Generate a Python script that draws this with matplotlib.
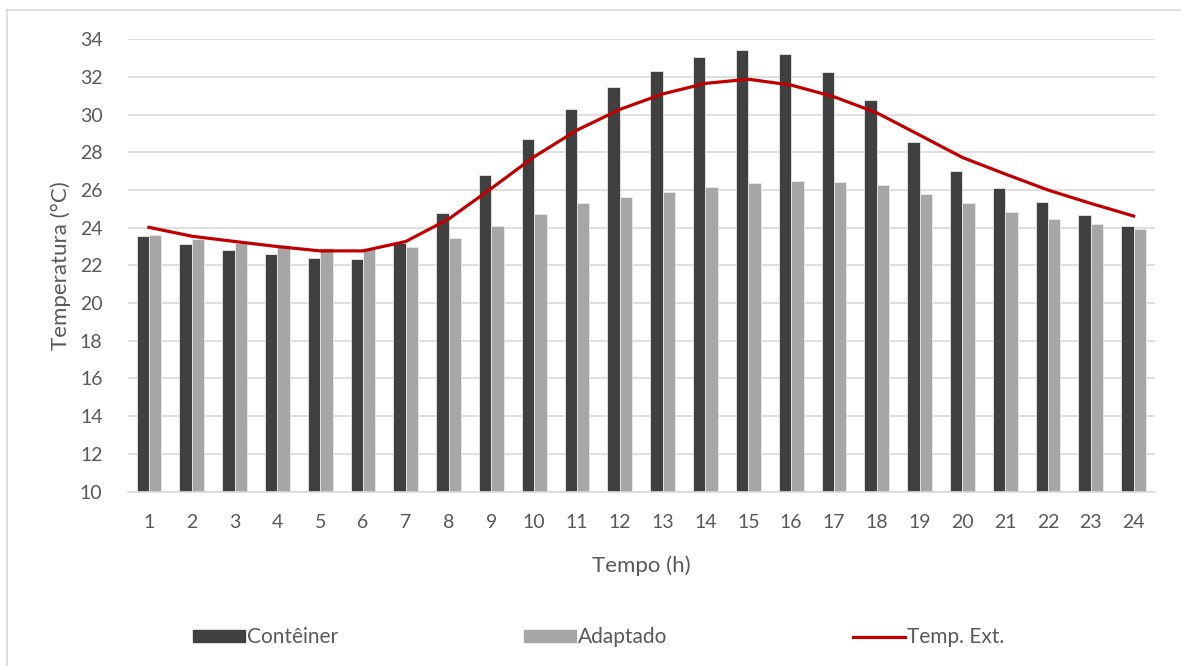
import numpy as np
import matplotlib.pyplot as plt
from matplotlib.lines import Line2D

plt.rcParams['font.family'] = ['Lato', 'DejaVu Sans']

# Dados
horas = list(range(1, 25))
conteiner = [23.57, 23.15, 22.83, 22.60, 22.37, 22.32, 23.20, 24.76, 26.79, 28.71,
             30.30, 31.47, 32.30, 33.08, 33.45, 33.20, 32.25, 30.76, 28.56, 27.02,
             26.09, 25.34, 24.69, 24.09]
adaptado = [23.62, 23.41, 23.17, 23.06, 22.95, 22.85, 22.99, 23.48, 24.10, 24.72,
            25.29, 25.64, 25.91, 26.16, 26.37, 26.48, 26.44, 26.25, 25.77, 25.29,
            24.84, 24.47, 24.18, 23.91]
temp_ext = [24.02, 23.55, 23.27, 23.00, 22.77, 22.77, 23.27, 24.46, 26.09, 27.77,
            29.18, 30.28, 31.10, 31.66, 31.88, 31.57, 30.95, 30.10, 28.92, 27.73,
            26.85, 26.00, 25.29, 24.62]

cor_texto = '#595959'
fig = plt.figure(figsize=(11.81, 6.66), dpi=100)
ax = fig.add_axes([0.108, 0.262, 0.870, 0.679])

x = np.arange(len(horas))
w = 0.29
ax.bar(x - w / 2, np.array(conteiner) - 10, w, bottom=10, color='#404040',
       edgecolor='#e8e8e8', linewidth=0.6, zorder=2, label='Contêiner')
ax.bar(x + w / 2, np.array(adaptado) - 10, w, bottom=10, color='#a6a6a6',
       edgecolor='#e8e8e8', linewidth=0.6, zorder=2, label='Adaptado')
ax.plot(x, temp_ext, color='#c00000', linewidth=2.3, zorder=3, label='Temp. Ext.')

ax.set_xlim(-0.5, len(horas) - 0.5)
ax.set_ylim(10, 34)
ax.set_yticks(np.arange(10, 35, 2))
ax.set_xticks(x)
ax.set_xticklabels([str(h) for h in horas])
ax.grid(axis='y', color='#d9d9d9', linewidth=1.2, zorder=0)
ax.set_axisbelow(True)
for s in ['top', 'right', 'left']:
    ax.spines[s].set_visible(False)
ax.spines['bottom'].set_color('#d9d9d9')
ax.spines['bottom'].set_linewidth(1.2)
ax.tick_params(length=0, colors=cor_texto, labelsize=14, pad=16)
ax.tick_params(axis='y', pad=18)
ax.set_xlabel('Tempo (h)', fontsize=16, color=cor_texto, labelpad=18)
ax.set_ylabel('Temperatura (°C)', fontsize=16, color=cor_texto, labelpad=6)

handles = [plt.Rectangle((0, 0), 1, 1, color='#404040'),
           plt.Rectangle((0, 0), 1, 1, color='#a6a6a6'),
           Line2D([0], [0], color='#c00000', linewidth=2.3)]
leg = fig.legend(handles, ['Contêiner', 'Adaptado', 'Temp. Ext.'], loc='center',
                 bbox_to_anchor=(0.507, 0.043), ncol=3, frameon=False, fontsize=15,
                 columnspacing=8.9, handlelength=2.5, handletextpad=0.1,
                 handleheight=0.55)
for t in leg.get_texts():
    t.set_color(cor_texto)

# moldura do gráfico
fig.add_artist(Line2D([7 / 1181, 1], [1 - 10 / 666, 1 - 10 / 666],
                      color='#d9d9d9', linewidth=1.2))
fig.add_artist(Line2D([7 / 1181, 7 / 1181], [0, 1 - 10 / 666],
                      color='#d9d9d9', linewidth=1.2))

plt.savefig('out.png', dpi=100)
▬▬▬▬▬▬▬▬▬▬
Exercise
Starting with the first line of the data above and ending with the line containing "plt.rcParams['font.family'] = ['Lato', 'DejaVu", please restate every line exactly, leaving images out.

Finished answer
Generate a Python script that draws this with matplotlib.
import numpy as np
import matplotlib.pyplot as plt
from matplotlib.lines import Line2D

plt.rcParams['font.family'] = ['Lato', 'DejaVu Sans']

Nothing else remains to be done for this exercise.